Sorry for my late reply.

How the tree is built and how it works on a piece of paper is simple.
But implementing the whole thing is harder for me.
Especially these recursive matters.

After all, the whole thing should automatically generate the code for the respective ASCII characters at the end.
Had found many examples on the net, but didn't really know where to start.

@'DSMan1s276' Thanks for your post with the sample code. Now I have a plan how I can implement it for my purposes. ^^

@'bplus'
On the one hand, I need this for my own interest. Would like to learn that. On the other hand, I would like to use it to reduce the size of small tables or small images.

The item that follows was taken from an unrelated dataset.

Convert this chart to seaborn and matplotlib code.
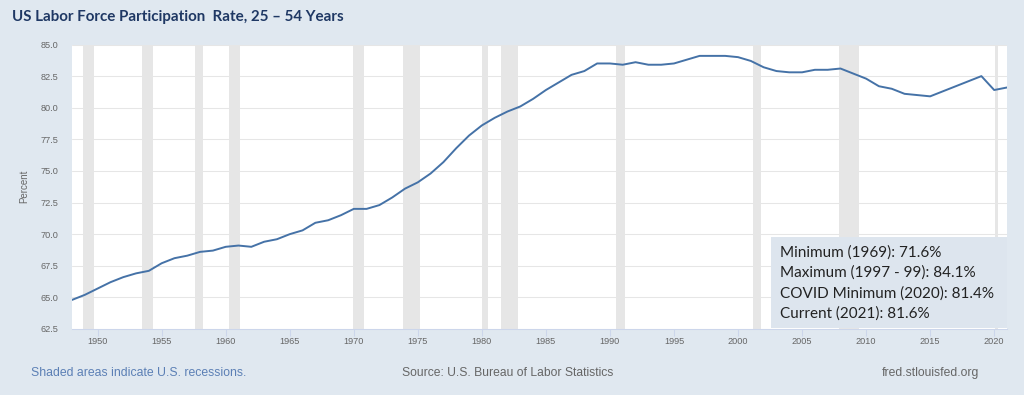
import matplotlib
matplotlib.use("Agg")
import matplotlib.pyplot as plt
import numpy as np
import pandas as pd
import seaborn as sns
from matplotlib.patches import Rectangle


# annual averages, civilian labor force participation rate 25-54 yrs
years = list(range(1948, 2022))
rate = [
    64.8, 65.2, 65.7, 66.2, 66.6, 66.9, 67.1, 67.7, 68.1, 68.3,  # 1948-1957
    68.6, 68.7, 69.0, 69.1, 69.0, 69.4, 69.6, 70.0, 70.3, 70.9,  # 1958-1967
    71.1, 71.5, 72.0, 72.0, 72.3, 72.9, 73.6, 74.1, 74.8, 75.7,  # 1968-1977
    76.8, 77.8, 78.6, 79.2, 79.7, 80.1, 80.7, 81.4, 82.0, 82.6,  # 1978-1987
    82.9, 83.5, 83.5, 83.4, 83.6, 83.4, 83.4, 83.5, 83.8, 84.1,  # 1988-1997
    84.1, 84.1, 84.0, 83.7, 83.2, 82.9, 82.8, 82.8, 83.0, 83.0,  # 1998-2007
    83.1, 82.7, 82.3, 81.7, 81.5, 81.1, 81.0, 80.9, 81.3, 81.7,  # 2008-2017
    82.1, 82.5, 81.4, 81.6,                                      # 2018-2021
]

# NBER recessions (decimal years)
recession_start = [1948.83, 1953.50, 1957.58, 1960.25, 1969.92, 1973.83,
                   1980.00, 1981.50, 1990.50, 2001.17, 2007.92, 2020.08]
recession_end = [1949.75, 1954.33, 1958.25, 1961.08, 1970.83, 1975.17,
                 1980.50, 1982.83, 1991.17, 2001.83, 2009.42, 2020.33]

y_ticks = [62.5, 65.0, 67.5, 70.0, 72.5, 75.0, 77.5, 80.0, 82.5, 85.0]
x_ticks = list(range(1950, 2021, 5))

notes = [
    "Minimum (1969): 71.6%",
    "Maximum (1997 - 99): 84.1%",
    "COVID Minimum (2020): 81.4%",
    "Current (2021): 81.6%",
]

BG = "#e0e8f0"
LINE = "#4572a7"
GREY = "#666666"

sns.set_theme(style="white")
plt.rcParams["font.family"] = ["Liberation Sans", "DejaVu Sans"]

W, H = 1024, 395
fig = plt.figure(figsize=(W / 100, H / 100), dpi=100, facecolor=BG)


def fx(px):
    return px / W


def fy(py):
    return 1 - py / H


ax = fig.add_axes([fx(72), fy(329), fx(1007) - fx(72), fy(44.5) - fy(329)])
ax.set_facecolor("white")

for s, e in zip(recession_start, recession_end):
    ax.axvspan(s, e, color="#e6e6e6", lw=0, zorder=0)

df = pd.DataFrame({"year": years, "rate": rate})
sns.lineplot(data=df, x="year", y="rate", ax=ax, color=LINE, linewidth=1.4, zorder=3)

ax.set_xlim(1948, 2021)
ax.set_ylim(62.5, 85)
ax.set_yticks(y_ticks)
ax.set_yticklabels([f"{v:.1f}" for v in y_ticks])
ax.set_xticks(x_ticks)
ax.set_xticklabels([str(v) for v in x_ticks])
ax.grid(axis="y", color="#e6e6e6", linewidth=0.75, zorder=1)
ax.grid(axis="x", visible=False)

for side in ["top", "right", "left"]:
    ax.spines[side].set_visible(False)
ax.spines["bottom"].set_color("#ccd6eb")
ax.spines["bottom"].set_linewidth(0.75)

ax.tick_params(axis="y", length=0, pad=10, labelsize=6.6, labelcolor=GREY)
ax.tick_params(axis="x", length=5, width=0.75, color="#ccd6eb", pad=1,
               labelsize=6.6, labelcolor=GREY, bottom=True)

ax.set_xlabel("")
ax.set_ylabel("Percent", fontsize=7, color=GREY, labelpad=8)

# title and footer
fig.text(fx(12), fy(17), "US Labor Force Participation  Rate, 25 \u2013 54 Years",
         family=["Lato", "DejaVu Sans"], fontweight="bold", fontsize=10.9,
         color="#1f3864", va="center", ha="left")
fig.text(fx(31), fy(373), "Shaded areas indicate U.S. recessions.",
         fontsize=8.8, color="#5b7fb5", va="center", ha="left")
fig.text(fx(508), fy(373), "Source: U.S. Bureau of Labor Statistics",
         fontsize=8.7, color=GREY, va="center", ha="center")
fig.text(fx(979), fy(373), "fred.stlouisfed.org",
         fontsize=8.7, color=GREY, va="center", ha="right")

# annotation box over the lower right of the plot
fig.patches.append(Rectangle((fx(771), fy(328)), fx(1007) - fx(771), fy(237) - fy(328),
                             transform=fig.transFigure, facecolor="#dde5ee",
                             edgecolor="none", zorder=5))
for i, line in enumerate(notes):
    fig.text(fx(780), fy(252.5 + i * 20.5), line, family=["Lato", "DejaVu Sans"],
             fontsize=11.0, color="#222222", va="center", ha="left", zorder=6)

fig.savefig("out.png", dpi=100, facecolor=BG)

I have already managed to get a working RLE compression for images. Based on Targa images.

But if the entropy is too big, it doesn't do me much good. Therefore an additional Huffman Compression.

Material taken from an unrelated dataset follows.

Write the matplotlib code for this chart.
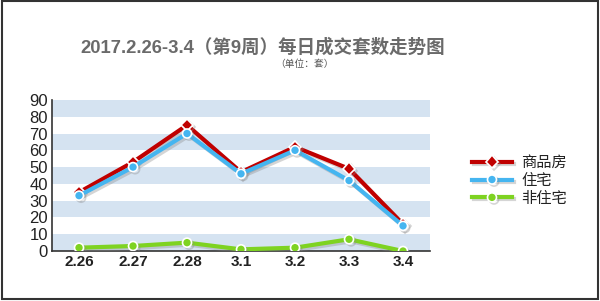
import matplotlib
matplotlib.use('Agg')
import matplotlib.pyplot as plt
import matplotlib.patheffects as pe
from matplotlib.patches import Rectangle

plt.rcParams['font.family'] = ['Liberation Sans', 'Noto Sans CJK SC', 'DejaVu Sans']

# data
days = ['2.26', '2.27', '2.28', '3.1', '3.2', '3.3', '3.4']
commercial = [35, 53, 75, 47, 62, 49, 16]   # 商品房
residential = [33, 50, 70, 46, 60, 42, 15]  # 住宅
non_residential = [2, 3, 5, 1, 2, 7, 0]     # 非住宅
y_ticks = [0, 10, 20, 30, 40, 50, 60, 70, 80, 90]

fig = plt.figure(figsize=(6.0, 3.01), dpi=100)
ax = fig.add_axes([0.0867, 0.166, 0.63, 0.502])

# alternating horizontal bands
for lo in y_ticks[:-1:2]:
    ax.axhspan(lo, lo + 10, color='#d5e3f1', zorder=0, lw=0)

x = list(range(len(days)))
shadow = [pe.SimpleLineShadow(offset=(1.5, -1.5), shadow_color='#888888', alpha=0.35), pe.Normal()]

series = [
    (commercial, '商品房', '#c00000', 'D', 6.5),
    (residential, '住宅', '#45b5f0', 'o', 6.5),
    (non_residential, '非住宅', '#7ed321', 'o', 6.5),
]
for vals, name, color, marker, ms in series:
    ax.plot(x, vals, color=color, lw=3, marker=marker, markersize=ms,
            markeredgecolor='white', markeredgewidth=1.2, label=name,
            path_effects=shadow, zorder=3)

ax.set_xlim(-0.5, 6.5)
ax.set_ylim(0, 90)
ax.set_yticks(y_ticks)
ax.set_yticklabels([str(v) for v in y_ticks], fontsize=12, color='#222222')
ax.set_xticks(x)
ax.set_xticklabels(days, fontsize=11, fontweight='bold', color='#222222')
ax.tick_params(axis='both', length=0, pad=3)
for s in ['top', 'right']:
    ax.spines[s].set_visible(False)
for s in ['left', 'bottom']:
    ax.spines[s].set_color('#333333')
    ax.spines[s].set_linewidth(1.2)

leg = ax.legend(loc='upper left', bbox_to_anchor=(1.075, 0.72), frameon=False,
                fontsize=11, handlelength=2.6, labelspacing=0.25, handletextpad=0.6)
for t in leg.get_texts():
    t.set_color('#222222')

fig.text(0.437, 0.842, '2017.2.26-3.4（第9周）每日成交套数走势图', ha='center', va='center',
         fontsize=13.3, fontweight='bold', color='#6a6a6a')
fig.text(0.508, 0.787, '（单位：套）', ha='center', va='center', fontsize=7, color='#555555')

# outer frame
fig.patches.append(Rectangle((0.003, 0.006), 0.994, 0.99, transform=fig.transFigure,
                             fill=False, edgecolor='#333333', lw=1.5))

fig.savefig('out.png', dpi=100)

This means that not everyone can manipulate the data immediately.
And the data is smaller in size.
That's my goal at the moment.

Have another QB64 project where I would like to include this for the resources.

Here are some pictures of it:


The helpfile on the last image is a B800 text format. 1 byte char + 1 byte for foreground and background color. So 2 bytes per character.
The helpfile exist 1x in german an 1x in english. The total size for the helpfile is 28 KB. This * 2 is 56 KB.

Then i have 3 images in the ressource file. About 212 KB.

mouse cursor + my own 8x8 font. About 2,2 KB.

I have brought all resources into an archive which is foot-controlled.
I can attach this archive to the EXE file.

Thus, the EXE file with the archive is standalone.

And I also like to apologize for my bad English. Actually, German is my mother tongue. ^^

[mnrvovrfc]

Welcome to the forums. You seem to have a nice project going.

[SMcNeill]

@ SagaraS One thing which you might want to keep in mind:  QB64PE has built-in compression routines already.   If you can simply use _INFLATE and _DEFLATE for your file size reduction, then you may not have to struggle to reinvent the wheel.  (Or in this case, huffman compression trees and routines.)